Ale ładny kontrast między tym rodkiem a tawułą (?) obok
I jeszcze najlepsze co może być...promienie słońca (zachodzącego?) w tle
U mnie też susza...ale ja aż tak nie leję...dzisiaj polatałem tylko z konewką, bo zrobiłem gnojówkę, więc trzeba korzystać...
Mam też dzisiaj dobre wieści.Syn był u kontroli u lekarza,noga zrasta się bardzo dobrze.!!
WAW! Ponad rok czasu. Ufff ....
Ma jeszcze ją oszczędzać, i tylko spacerki.
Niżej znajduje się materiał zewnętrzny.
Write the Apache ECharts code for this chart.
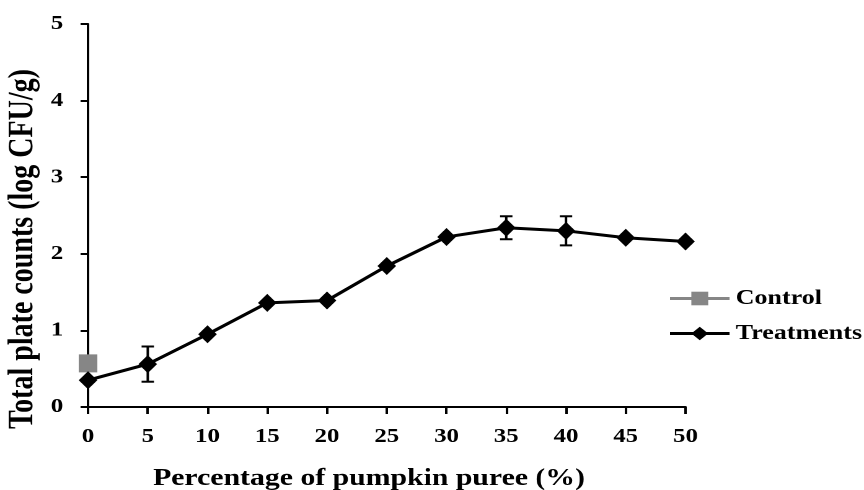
<!DOCTYPE html>
<html>
<head>
<meta charset="utf-8">
<script src="https://cdn.jsdelivr.net/npm/echarts@6/dist/echarts.min.js"></script>
<style>
html,body{margin:0;padding:0;background:#fff;overflow:hidden;}
#wrap{width:864px;height:490px;overflow:hidden;}
#c{width:697px;height:490px;transform:scaleX(1.2396);transform-origin:0 0;}
</style>
</head>
<body>
<div id="wrap"><div id="c"></div></div>
<script>
const xTicks = [0, 5, 10, 15, 20, 25, 30, 35, 40, 45, 50];
const yTicks = [0, 1, 2, 3, 4, 5];
const treatmentX = [0, 5, 10, 15, 20, 25, 30, 35, 40, 45, 50];
const treatmentY = [0.35, 0.56, 0.95, 1.36, 1.39, 1.84, 2.22, 2.34, 2.30, 2.21, 2.16];
const treatmentErr = [0, 0.23, 0, 0, 0, 0, 0, 0.15, 0.19, 0, 0];
const controlX = [0];
const controlY = [0.57];
const seriesNames = ['Control', 'Treatments'];
const xTitle = 'Percentage of pumpkin puree (%)';
const yTitle = 'Total plate counts (log CFU/g)';

const font = '"Liberation Serif", "Times New Roman", serif';
const chart = echarts.init(document.getElementById('c'), null, { devicePixelRatio: 2 });

const treatmentData = treatmentX.map((x, i) => [x, treatmentY[i]]);
const controlData = controlX.map((x, i) => [x, controlY[i]]);
const errData = treatmentX
  .map((x, i) => [x, treatmentY[i] - treatmentErr[i], treatmentY[i] + treatmentErr[i]])
  .filter((d, i) => treatmentErr[i] > 0);

chart.setOption({
  animation: false,
  backgroundColor: '#fff',
  grid: { left: 71, right: 144, top: 24, bottom: 83, containLabel: false },
  legend: {
    orient: 'vertical',
    left: 534,
    top: 283,
    itemGap: 14,
    itemWidth: 48,
    itemHeight: 17,
    data: seriesNames,
    lineStyle: { width: 3 },
    textStyle: { fontFamily: font, fontWeight: 'bold', fontSize: 21, color: '#000' }
  },
  graphic: [
    {
      type: 'text',
      x: 297.7, y: 479,
      style: { text: xTitle, fontFamily: font, fontWeight: 'bold', fontSize: 24, fill: '#000',
        textAlign: 'center', textVerticalAlign: 'middle', verticalAlign: 'middle' }
    },
    {
      type: 'text',
      x: 19, y: 249,
      rotation: Math.PI / 2,
      style: { text: yTitle, fontFamily: font, fontWeight: 'bold', fontSize: 28, fill: '#000',
        textAlign: 'center', textVerticalAlign: 'middle', verticalAlign: 'middle' }
    }
  ],
  xAxis: {
    type: 'value',
    min: 0, max: 50, interval: 5,
    axisLine: { show: true, lineStyle: { color: '#000', width: 2 } },
    axisTick: { show: true, length: 7, lineStyle: { color: '#000', width: 2 } },
    axisLabel: { margin: 20, fontFamily: font, fontWeight: 'bold', fontSize: 20, color: '#000',
      formatter: v => xTicks.includes(v) ? String(v) : '' },
    splitLine: { show: false }
  },
  yAxis: {
    type: 'value',
    min: 0, max: 5, interval: 1,
    axisLine: { show: true, lineStyle: { color: '#000', width: 2 } },
    axisTick: { show: true, length: 6, lineStyle: { color: '#000', width: 2 } },
    axisLabel: { margin: 20, fontFamily: font, fontWeight: 'bold', fontSize: 20, color: '#000',
      formatter: v => yTicks.includes(v) ? String(v) : '' },
    splitLine: { show: false }
  },
  series: [
    {
      name: 'Treatments',
      type: 'line',
      data: treatmentData,
      symbol: 'diamond',
      symbolSize: [15, 18],
      itemStyle: { color: '#000' },
      lineStyle: { color: '#000', width: 3 },
      z: 3
    },
    {
      name: 'Control',
      type: 'line',
      data: controlData,
      symbol: 'rect',
      symbolSize: [15, 18],
      itemStyle: { color: '#868686' },
      lineStyle: { color: '#868686', width: 3 },
      z: 2
    },
    {
      type: 'custom',
      name: 'err',
      data: errData,
      z: 4,
      renderItem: function (params, api) {
        const x = api.value(0);
        const lo = api.coord([x, api.value(1)]);
        const hi = api.coord([x, api.value(2)]);
        const w = 5;
        const st = { stroke: '#000', lineWidth: 2 };
        return {
          type: 'group',
          children: [
            { type: 'line', shape: { x1: lo[0], y1: lo[1], x2: hi[0], y2: hi[1] }, style: st },
            { type: 'line', shape: { x1: lo[0] - w, y1: lo[1], x2: lo[0] + w, y2: lo[1] }, style: st },
            { type: 'line', shape: { x1: hi[0] - w, y1: hi[1], x2: hi[0] + w, y2: hi[1] }, style: st }
          ]
        };
      }
    }
  ]
});
</script>
</body>
</html>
Chodzi na rehabilitacje aktualnie. W końcu
Mój warzywnik też w rekonstrukcji od zeszłego roku dużo tu mam porażek ale się nie poddaję. Odchwaszczam i odchwaszczam z jednej strony to zarasta gdzie indziej. Dla mnie jest zbyt duży. A nie nadaje się na jakiś przechowalnik ze względu na zbyt duże nasłonecznienie. Myślę od zeszłego roku o wysiewaniu kwiatków, może w tym roku się uda
Następne. Azalia, wiosną pożegna to miejsce. Wiem, wiem za blisko azali. Ona tam rośnie już 5 rok ale miała ZASADOWE środowisko dlatego taka mała. Dostanie torfu w nowym miejscu.
Kolejne. W sumie 8. Czy jednak nie za blisko rh?